Since then I've acquired one but the sled still comes in handy on occasion.


----------



## Masterjer (Nov 6, 2012)

It depends on what you're building. I rarely cross cut anything wider than 24", so that is how deep my sled is. For length, I wanted it to use both miter slots so I made it at least that wide and decided I wanted More Overhang to the left so I can have a long rear fence for stop blocks and such. I guess mine is about 24" x 30".


----------



## Danny CPTS (Aug 15, 2013)

Thanks for your replies, as I'm new to woodworking I'm only working with small pieces at the moment. I've decided to go with a smallish one for now and once I gain more experience I'll make a larger one to suit my needs.


----------



## GeorgeC (Jul 30, 2008)

hwebb99 said:


> What size work do you work with the most. There is no law that says you can only have one table saw sled.


This was also my first thought. There is no one size fits all sled. You make a sled(s) to fit the type of work you do or think you are going to do.

It can also have various features, such as a moveable fence to handle angle cuts.

I have a simple home made sled for simple cross cuts. I have a heavy and cumbersome Rockler sled that has angle cut capability, built in hold down, etc. 

George

George


----------



## peridigm (Dec 29, 2014)

I recently made one that will cut 24" and has a width of 30". My only regret us that I didn't make it wider which would have made it symmetrical. As far as sled material, try to use 1/2". I had some 1/2" melamine left over from another project. It slides real nice. If your like me you'll be removing it to do other things often and the extra weight plus extra 1/4" saw blade height makes a difference in work flow.


----------



## FrankC (Aug 24, 2012)

I prefer to size the tool to the job so have never had a lot of "one size fits all". To my mind a sled for cross cutting 2 X 4's is a different animal than a sled for cutting panels. Same goes for 90 degree cuts verses angle cuts. I like the 90 and 45's locked in.


----------



## wumpabill39 (Dec 30, 2013)

I just got finished building my sled, it is 36" wide by 24" deep rides on 2 rails slots having this size I have room to cut longer boards and for a stop block for repetitive cuts of same length, made it out of 3/4 MDF and used poplar rails cut to the TS miter slots


----------



## hokeyplyr48 (Nov 12, 2013)

This is a writeup I made for a friend that outlined what I made.

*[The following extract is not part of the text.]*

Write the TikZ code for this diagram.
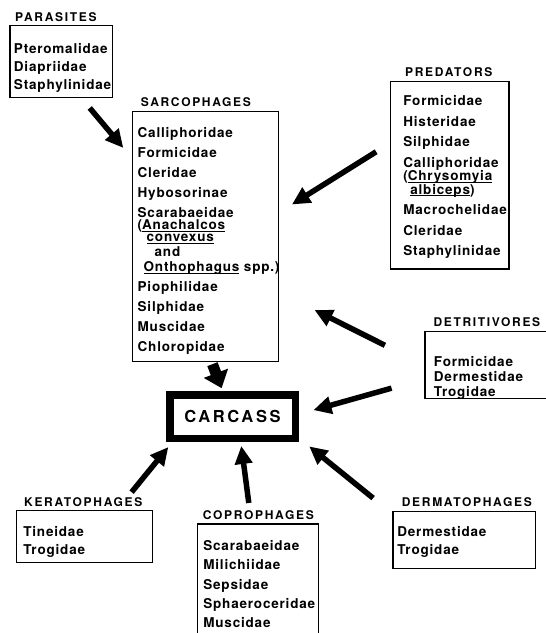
\documentclass[tikz,border=0pt]{standalone}
\usepackage{fontspec}
\setmainfont{TeX Gyre Heros}
\newfontfamily\taxonfont[LetterSpace=6]{TeX Gyre Heros}
\newfontfamily\headfont[LetterSpace=14]{TeX Gyre Heros}
\newfontfamily\carcfont[LetterSpace=16]{TeX Gyre Heros}
\usetikzlibrary{arrows.meta}
\newcommand\genus[1]{\underline{\smash{#1}}}
\hyphenpenalty=10000
\exhyphenpenalty=10000

\begin{document}
\begin{tikzpicture}
[x=1pt,y=-1pt,
taxa/.style={draw,line width=1.3pt,anchor=north west,align=left,
inner ysep=0pt,font=\taxonfont\bfseries\fontsize{13.5}{#1}\selectfont},
taxa/.default=20pt,
grouptitle/.style={anchor=base west,inner sep=0pt,
font=\headfont\bfseries\fontsize{12}{14}\selectfont},
carcass/.style={draw,line width=7.5pt,minimum width=125.5pt,
minimum height=43.5pt,inner sep=0pt,
font=\carcfont\bfseries\fontsize{16.5}{19}\selectfont},
>={Triangle[length=18pt,width=17pt]},
feed/.style={->,line width=5.5pt},
fat feed/.style={-{Triangle[length=16pt,width=25pt]},line width=11pt}]

\useasboundingbox (0,0) rectangle (546,633);
\clip (0,0) rectangle (546,633);

% feeding groups
\node [taxa=18.3pt,inner xsep=4pt,text width=94.4pt,
text height=27.7pt,text depth=44pt,
label={[grouptitle,xshift=5.7pt,yshift=3.3pt]north west:PARASITES}]
(para) at (9.3,25) {Pteromalidae\\Diapriidae\\Staphylinidae};

\node [taxa,inner xsep=5.5pt,text width=135pt,
text height=25.7pt,text depth=224.3pt,
label={[grouptitle,xshift=9.2pt,yshift=4.3pt]north west:SARCOPHAGES}]
(sarc) at (131.5,111)
{Calliphoridae\\Formicidae\\Cleridae\\Hybosorinae\\Scarabaeidae\\[-8pt]
(\genus{Anachalcos}\\[-8pt]
\hspace*{9pt}\genus{convexus}\\[-5pt]
\hspace*{17pt}and\\[-5pt]
\hspace*{6pt}\genus{Onthophagus}~spp.)\\
Piophilidae\\Silphidae\\Muscidae\\Chloropidae};

\node [taxa=20.5pt,inner xsep=13pt,text width=92.6pt,
text height=24.3pt,text depth=163.3pt,
label={[grouptitle,xshift=15.3pt,yshift=4pt]north west:PREDATORS}]
(pred) at (389.7,80.7)
{Formicidae\\Histeridae\\Silphidae\\Calliphoridae\\[-7pt]
(\genus{Chrysomyia}\\[-7pt]
\hspace*{7pt}\genus{albiceps})\\
Macrochelidae\\Cleridae\\Staphylinidae};

\node [taxa=15pt,inner xsep=9pt,text width=112pt,
text height=35.3pt,text depth=32pt,
label={[grouptitle,xshift=9pt,yshift=4pt]north west:DETRITIVORES}]
(detr) at (424.3,330.7) {Formicidae\\Dermestidae\\Trogidae};

\node [taxa=18.3pt,inner xsep=7pt,text width=122pt,
text height=25.7pt,text depth=26pt,
label={[grouptitle,xshift=8.3pt,yshift=4pt]north west:KERATOPHAGES}]
(kera) at (15.7,510) {Tineidae\\Trogidae};

\node [taxa=19.3pt,inner xsep=6pt,text width=109pt,
text height=26.7pt,text depth=93.3pt,
label={[grouptitle,xshift=6pt,yshift=4.3pt]north west:COPROPHAGES}]
(copr) at (196.7,523.3)
{Scarabaeidae\\Milichiidae\\Sepsidae\\Sphaeroceridae\\Muscidae};

\node [taxa=18.3pt,inner xsep=4.4pt,text width=133.9pt,
text height=25pt,text depth=32pt,
label={[grouptitle,xshift=9.4pt,yshift=4pt]north west:DERMATOPHAGES}]
(derm) at (392.3,510.7) {Dermestidae\\Trogidae};

\node [carcass] (carc) at (232.5,416.5) {CARCASS};

% arrows
\draw [feed,shorten <=13pt,shorten >=12.75pt] (para.-61.6) -- (sarc.133.1);
\draw [feed,shorten <=16pt,shorten >=15.5pt] (pred.152.25) -- (sarc.18.13);
\draw [feed,shorten <=44pt,shorten >=40pt] (detr.west) -- (sarc.-37);
\draw [feed,shorten <=34pt,shorten >=15pt] (detr.-168.3) -- (carc.2.07);
\draw [fat feed,shorten <=2pt,shorten >=3pt] (sarc.-87.9) -- (carc.111.8);
\draw [feed,shorten <=23pt,shorten >=6.5pt] (kera.39.4) -- (carc.-157.45);
\draw [feed,shorten <=20.5pt,shorten >=4pt] (copr.96.4) -- (carc.-72.6);
\draw [feed,shorten <=24.7pt,shorten >=13.2pt] (derm.160.1) -- (carc.-18.5);
\end{tikzpicture}
\end{document}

It also has some lessons learned

http://www.ianscofield.com/crosscut%20sled%20writeup.pdf


----------



## peridigm (Dec 29, 2014)

My question is where do you buy that plywood? Best I can get without driving an hour is 5 ply.


----------



## hokeyplyr48 (Nov 12, 2013)

peridigm said:


> My question is where do you buy that plywood? Best I can get without driving an hour is 5 ply.


Here in WA I go to either Crosscut Hardwoods or Compton. Both have a selection of baltic birch plywood in multiple thicknesses. If you're close to a woodcraft, they also sell baltic birch....albeit for ridiculous prices.


----------



## gmcooter (Jan 22, 2015)

*table saw sled*

I may sound dumd but what is a table saw sled? gmcooter


----------



## ryan50hrl (Jun 30, 2012)

A better way to cross cut on a table saw.


----------